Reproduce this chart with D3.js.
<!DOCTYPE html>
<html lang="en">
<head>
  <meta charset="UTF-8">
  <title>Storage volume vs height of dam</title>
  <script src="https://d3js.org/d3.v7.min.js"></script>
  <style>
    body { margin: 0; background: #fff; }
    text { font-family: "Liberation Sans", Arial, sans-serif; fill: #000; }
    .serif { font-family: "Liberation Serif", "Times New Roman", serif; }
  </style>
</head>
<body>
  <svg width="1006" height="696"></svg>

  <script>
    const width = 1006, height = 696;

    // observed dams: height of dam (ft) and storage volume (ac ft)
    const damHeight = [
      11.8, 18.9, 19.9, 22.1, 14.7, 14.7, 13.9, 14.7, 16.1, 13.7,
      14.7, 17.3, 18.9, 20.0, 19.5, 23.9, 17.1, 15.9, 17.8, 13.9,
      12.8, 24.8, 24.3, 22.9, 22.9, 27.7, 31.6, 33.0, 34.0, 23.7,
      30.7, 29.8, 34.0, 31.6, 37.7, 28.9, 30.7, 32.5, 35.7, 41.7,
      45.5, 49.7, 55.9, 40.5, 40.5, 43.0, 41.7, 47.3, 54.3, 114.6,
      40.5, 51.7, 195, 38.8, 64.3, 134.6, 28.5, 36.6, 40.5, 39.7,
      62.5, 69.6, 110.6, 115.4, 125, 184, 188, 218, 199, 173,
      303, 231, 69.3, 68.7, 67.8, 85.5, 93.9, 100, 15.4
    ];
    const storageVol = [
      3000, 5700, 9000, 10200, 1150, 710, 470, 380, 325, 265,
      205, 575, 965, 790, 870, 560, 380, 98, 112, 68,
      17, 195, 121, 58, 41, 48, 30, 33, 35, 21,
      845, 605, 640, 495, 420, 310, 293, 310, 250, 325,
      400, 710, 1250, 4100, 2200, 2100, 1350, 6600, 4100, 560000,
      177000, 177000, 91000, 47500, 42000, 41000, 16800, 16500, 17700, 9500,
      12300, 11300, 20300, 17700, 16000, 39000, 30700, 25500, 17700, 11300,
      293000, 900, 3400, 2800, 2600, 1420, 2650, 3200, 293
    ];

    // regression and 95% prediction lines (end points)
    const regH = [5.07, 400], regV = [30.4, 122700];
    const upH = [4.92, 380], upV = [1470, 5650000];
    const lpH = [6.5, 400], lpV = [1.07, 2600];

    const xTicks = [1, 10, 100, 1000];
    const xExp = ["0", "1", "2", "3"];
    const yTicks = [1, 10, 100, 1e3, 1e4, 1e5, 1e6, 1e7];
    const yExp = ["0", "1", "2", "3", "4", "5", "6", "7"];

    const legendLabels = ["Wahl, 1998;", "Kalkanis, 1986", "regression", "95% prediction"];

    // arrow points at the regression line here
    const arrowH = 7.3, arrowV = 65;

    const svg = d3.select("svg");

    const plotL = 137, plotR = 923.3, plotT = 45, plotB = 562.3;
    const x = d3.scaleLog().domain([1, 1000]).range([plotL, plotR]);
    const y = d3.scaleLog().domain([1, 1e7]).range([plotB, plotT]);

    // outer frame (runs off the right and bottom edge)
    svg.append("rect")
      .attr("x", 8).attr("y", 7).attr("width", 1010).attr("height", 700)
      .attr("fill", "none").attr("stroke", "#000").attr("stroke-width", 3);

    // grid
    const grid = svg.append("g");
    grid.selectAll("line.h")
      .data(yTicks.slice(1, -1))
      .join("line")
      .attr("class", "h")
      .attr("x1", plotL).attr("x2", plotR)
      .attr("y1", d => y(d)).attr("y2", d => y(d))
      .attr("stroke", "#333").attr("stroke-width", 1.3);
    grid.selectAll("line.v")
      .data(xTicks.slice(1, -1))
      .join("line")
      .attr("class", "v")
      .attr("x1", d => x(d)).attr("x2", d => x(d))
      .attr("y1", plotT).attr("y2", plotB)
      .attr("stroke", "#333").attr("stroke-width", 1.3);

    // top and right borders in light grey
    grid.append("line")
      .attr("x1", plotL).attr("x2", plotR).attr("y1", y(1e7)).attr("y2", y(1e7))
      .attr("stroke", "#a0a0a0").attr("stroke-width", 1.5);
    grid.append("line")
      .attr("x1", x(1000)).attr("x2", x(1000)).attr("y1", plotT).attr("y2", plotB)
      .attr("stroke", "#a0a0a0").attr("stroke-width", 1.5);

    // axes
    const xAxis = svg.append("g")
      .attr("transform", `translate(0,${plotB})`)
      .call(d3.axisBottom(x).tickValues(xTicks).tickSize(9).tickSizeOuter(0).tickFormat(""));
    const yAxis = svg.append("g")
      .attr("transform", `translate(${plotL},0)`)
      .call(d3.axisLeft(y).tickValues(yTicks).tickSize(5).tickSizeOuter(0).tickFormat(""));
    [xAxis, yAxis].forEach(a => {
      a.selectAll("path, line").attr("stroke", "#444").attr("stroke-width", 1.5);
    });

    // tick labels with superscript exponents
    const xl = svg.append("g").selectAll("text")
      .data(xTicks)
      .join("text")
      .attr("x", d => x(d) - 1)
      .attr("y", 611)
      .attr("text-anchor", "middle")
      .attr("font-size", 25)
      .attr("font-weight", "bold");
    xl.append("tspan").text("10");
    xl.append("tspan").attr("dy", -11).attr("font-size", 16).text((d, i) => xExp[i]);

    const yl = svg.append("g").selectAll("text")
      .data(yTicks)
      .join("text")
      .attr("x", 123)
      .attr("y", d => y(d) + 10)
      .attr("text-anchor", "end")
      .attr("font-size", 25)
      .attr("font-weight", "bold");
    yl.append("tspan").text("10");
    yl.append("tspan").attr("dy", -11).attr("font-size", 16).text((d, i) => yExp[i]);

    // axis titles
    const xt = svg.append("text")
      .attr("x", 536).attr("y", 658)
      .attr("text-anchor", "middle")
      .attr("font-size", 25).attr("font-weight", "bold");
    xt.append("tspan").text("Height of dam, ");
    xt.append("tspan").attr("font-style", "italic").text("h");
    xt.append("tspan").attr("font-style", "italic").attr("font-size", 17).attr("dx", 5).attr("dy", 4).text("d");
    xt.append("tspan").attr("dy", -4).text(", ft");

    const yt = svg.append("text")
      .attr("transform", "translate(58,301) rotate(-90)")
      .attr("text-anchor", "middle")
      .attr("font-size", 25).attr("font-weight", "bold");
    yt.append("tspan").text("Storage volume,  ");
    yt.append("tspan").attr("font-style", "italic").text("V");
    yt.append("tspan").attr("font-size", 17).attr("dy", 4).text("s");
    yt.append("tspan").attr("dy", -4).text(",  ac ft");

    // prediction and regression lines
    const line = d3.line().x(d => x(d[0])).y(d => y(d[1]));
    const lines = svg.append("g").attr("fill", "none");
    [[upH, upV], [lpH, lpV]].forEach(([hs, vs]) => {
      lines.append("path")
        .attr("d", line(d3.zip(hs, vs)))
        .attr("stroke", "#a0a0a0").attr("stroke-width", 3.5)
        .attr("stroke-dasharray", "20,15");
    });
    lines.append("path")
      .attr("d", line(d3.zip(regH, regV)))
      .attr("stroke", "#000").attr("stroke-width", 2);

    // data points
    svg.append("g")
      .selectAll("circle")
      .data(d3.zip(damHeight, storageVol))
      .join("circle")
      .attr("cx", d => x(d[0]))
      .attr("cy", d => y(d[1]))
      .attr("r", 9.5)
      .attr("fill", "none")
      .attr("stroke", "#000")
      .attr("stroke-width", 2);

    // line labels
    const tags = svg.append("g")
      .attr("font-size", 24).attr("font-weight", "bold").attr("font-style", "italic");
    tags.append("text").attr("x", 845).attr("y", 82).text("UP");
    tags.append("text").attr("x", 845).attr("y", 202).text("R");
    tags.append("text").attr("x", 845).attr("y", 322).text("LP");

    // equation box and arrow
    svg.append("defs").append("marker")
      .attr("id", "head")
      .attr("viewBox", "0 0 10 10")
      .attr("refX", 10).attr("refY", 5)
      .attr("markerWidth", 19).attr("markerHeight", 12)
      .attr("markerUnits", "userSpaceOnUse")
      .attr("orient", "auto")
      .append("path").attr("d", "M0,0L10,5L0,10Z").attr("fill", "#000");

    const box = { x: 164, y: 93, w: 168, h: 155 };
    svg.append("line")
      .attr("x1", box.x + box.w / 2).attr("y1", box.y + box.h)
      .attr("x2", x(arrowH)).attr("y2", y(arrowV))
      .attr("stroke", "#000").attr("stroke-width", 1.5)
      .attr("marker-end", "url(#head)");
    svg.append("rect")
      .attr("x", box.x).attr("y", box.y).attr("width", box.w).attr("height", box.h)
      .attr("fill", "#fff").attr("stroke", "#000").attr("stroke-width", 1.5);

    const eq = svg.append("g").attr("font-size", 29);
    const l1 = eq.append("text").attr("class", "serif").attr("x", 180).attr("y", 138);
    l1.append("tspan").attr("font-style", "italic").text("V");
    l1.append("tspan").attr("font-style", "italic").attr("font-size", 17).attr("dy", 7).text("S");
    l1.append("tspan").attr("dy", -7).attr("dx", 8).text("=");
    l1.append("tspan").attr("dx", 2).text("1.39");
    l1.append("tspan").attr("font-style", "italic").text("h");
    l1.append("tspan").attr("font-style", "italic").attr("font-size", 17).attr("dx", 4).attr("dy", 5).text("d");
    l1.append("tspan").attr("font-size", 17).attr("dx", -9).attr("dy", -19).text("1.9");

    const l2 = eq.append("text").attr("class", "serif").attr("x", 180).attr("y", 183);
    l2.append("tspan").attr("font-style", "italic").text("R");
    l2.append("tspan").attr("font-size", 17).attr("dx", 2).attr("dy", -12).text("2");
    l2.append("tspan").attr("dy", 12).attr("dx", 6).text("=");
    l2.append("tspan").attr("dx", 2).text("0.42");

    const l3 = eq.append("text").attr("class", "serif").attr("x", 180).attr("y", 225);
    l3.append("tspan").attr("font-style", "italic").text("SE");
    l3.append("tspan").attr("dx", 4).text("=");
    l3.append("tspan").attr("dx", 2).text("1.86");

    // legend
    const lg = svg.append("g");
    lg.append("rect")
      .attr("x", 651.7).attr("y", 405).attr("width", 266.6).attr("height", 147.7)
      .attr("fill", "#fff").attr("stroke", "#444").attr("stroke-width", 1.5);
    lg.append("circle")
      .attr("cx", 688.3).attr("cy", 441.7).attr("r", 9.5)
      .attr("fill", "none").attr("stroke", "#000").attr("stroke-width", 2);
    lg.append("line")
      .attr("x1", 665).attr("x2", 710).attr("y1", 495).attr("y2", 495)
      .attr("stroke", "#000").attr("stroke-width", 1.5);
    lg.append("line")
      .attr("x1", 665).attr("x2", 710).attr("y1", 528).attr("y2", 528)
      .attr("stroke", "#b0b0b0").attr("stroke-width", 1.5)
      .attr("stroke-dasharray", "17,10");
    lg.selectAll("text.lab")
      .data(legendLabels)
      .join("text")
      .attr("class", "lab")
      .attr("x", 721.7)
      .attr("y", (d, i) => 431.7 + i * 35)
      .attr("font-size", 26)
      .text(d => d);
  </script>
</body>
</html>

** REQUIRED TASK **
State how many lines above include the word "chart", and nothing more.

** TASK ANSWER **
1